What the task requires:
Among the lines below, list those containing the string "this".

>>>

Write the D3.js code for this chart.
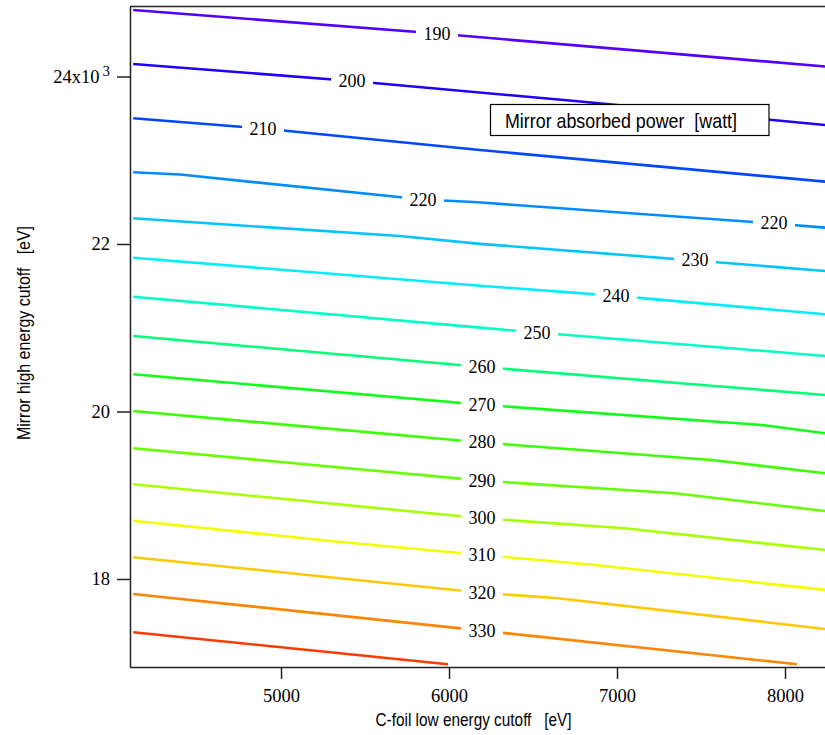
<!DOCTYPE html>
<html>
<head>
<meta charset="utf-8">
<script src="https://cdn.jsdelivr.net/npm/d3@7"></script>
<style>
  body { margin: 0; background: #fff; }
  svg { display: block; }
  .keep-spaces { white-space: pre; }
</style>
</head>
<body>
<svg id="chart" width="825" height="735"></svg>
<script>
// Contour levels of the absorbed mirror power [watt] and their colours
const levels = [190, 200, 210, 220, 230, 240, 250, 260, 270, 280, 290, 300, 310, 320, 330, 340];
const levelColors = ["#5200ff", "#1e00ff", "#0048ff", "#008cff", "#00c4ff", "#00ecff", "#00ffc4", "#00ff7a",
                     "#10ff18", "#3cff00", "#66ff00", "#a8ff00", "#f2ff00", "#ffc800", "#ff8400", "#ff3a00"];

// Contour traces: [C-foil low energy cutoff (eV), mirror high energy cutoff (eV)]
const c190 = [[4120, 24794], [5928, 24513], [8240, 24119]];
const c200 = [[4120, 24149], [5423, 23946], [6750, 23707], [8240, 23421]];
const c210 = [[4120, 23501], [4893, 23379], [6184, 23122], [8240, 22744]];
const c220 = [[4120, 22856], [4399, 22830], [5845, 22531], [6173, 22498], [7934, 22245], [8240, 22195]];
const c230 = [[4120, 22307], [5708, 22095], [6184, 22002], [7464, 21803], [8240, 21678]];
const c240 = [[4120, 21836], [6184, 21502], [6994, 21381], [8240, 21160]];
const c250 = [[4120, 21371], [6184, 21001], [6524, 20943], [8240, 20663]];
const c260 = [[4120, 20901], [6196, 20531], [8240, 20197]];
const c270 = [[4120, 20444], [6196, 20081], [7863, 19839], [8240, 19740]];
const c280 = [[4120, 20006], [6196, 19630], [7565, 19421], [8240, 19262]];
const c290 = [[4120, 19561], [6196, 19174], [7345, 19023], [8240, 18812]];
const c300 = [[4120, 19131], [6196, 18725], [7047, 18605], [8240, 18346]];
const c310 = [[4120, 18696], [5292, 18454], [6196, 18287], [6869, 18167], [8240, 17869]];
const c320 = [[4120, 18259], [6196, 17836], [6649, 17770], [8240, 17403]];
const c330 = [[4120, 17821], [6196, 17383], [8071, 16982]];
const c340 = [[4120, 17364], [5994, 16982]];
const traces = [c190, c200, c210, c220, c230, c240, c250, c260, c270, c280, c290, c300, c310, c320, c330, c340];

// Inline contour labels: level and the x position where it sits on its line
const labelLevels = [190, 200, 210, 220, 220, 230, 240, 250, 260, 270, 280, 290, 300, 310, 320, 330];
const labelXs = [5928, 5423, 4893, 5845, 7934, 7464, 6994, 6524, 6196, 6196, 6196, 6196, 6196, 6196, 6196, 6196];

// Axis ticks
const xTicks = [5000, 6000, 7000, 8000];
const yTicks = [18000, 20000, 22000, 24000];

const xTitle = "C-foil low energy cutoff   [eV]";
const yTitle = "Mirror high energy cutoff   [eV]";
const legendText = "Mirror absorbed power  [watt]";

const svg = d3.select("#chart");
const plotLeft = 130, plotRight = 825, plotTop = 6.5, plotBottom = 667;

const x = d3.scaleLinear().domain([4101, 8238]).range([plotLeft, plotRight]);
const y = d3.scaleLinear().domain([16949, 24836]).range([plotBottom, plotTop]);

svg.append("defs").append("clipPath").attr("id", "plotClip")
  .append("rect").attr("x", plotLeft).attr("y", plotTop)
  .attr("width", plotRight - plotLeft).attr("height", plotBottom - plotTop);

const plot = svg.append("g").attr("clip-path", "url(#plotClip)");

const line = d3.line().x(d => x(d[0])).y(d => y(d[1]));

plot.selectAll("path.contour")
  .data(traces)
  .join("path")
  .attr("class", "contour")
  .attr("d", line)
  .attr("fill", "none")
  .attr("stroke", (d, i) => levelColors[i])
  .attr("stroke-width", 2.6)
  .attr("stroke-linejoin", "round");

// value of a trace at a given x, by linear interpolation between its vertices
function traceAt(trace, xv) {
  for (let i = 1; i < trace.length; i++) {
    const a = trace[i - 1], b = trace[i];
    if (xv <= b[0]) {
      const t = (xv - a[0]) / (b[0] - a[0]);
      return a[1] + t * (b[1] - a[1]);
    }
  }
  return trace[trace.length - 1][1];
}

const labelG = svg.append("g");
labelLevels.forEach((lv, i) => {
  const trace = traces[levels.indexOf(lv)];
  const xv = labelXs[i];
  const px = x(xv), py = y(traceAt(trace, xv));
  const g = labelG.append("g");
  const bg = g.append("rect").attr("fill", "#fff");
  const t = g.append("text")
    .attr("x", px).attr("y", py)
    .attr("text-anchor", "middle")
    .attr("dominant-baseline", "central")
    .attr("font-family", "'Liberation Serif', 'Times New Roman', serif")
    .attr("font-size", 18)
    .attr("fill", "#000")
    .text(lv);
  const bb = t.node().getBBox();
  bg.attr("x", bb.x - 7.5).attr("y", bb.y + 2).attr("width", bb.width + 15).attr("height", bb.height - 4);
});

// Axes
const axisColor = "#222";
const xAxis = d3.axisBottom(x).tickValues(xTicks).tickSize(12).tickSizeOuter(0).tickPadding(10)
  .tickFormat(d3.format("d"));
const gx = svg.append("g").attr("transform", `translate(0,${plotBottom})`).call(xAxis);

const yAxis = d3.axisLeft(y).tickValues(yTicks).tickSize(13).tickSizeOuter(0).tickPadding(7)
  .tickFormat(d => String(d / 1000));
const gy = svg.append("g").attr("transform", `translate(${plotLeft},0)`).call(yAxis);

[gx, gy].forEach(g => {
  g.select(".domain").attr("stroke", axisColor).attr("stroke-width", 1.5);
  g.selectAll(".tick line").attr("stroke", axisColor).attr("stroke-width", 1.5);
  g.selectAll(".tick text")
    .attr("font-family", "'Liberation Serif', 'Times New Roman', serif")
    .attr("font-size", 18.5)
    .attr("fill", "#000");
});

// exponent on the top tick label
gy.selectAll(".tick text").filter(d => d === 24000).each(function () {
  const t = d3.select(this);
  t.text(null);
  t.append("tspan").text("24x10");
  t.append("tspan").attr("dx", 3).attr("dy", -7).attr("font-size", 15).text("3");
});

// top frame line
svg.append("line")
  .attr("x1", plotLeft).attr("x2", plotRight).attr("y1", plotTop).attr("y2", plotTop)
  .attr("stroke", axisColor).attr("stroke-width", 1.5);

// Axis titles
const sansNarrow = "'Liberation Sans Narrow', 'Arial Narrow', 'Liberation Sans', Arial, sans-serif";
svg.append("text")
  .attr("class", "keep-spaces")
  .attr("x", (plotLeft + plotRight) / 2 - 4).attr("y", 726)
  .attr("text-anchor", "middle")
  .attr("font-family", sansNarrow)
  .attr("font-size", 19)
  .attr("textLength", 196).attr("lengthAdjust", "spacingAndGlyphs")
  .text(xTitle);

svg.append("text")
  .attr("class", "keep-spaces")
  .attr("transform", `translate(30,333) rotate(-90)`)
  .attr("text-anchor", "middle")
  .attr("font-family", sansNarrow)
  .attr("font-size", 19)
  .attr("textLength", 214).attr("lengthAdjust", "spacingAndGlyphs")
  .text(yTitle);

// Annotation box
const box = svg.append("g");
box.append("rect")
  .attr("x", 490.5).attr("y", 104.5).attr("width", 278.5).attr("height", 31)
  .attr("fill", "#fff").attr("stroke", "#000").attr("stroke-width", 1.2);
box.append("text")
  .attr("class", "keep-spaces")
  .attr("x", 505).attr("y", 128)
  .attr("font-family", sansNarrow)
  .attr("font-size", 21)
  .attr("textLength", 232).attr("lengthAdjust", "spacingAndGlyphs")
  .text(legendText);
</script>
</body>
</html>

<<<

Exercise answer:
Write the D3.js code for this chart.
  const t = d3.select(this);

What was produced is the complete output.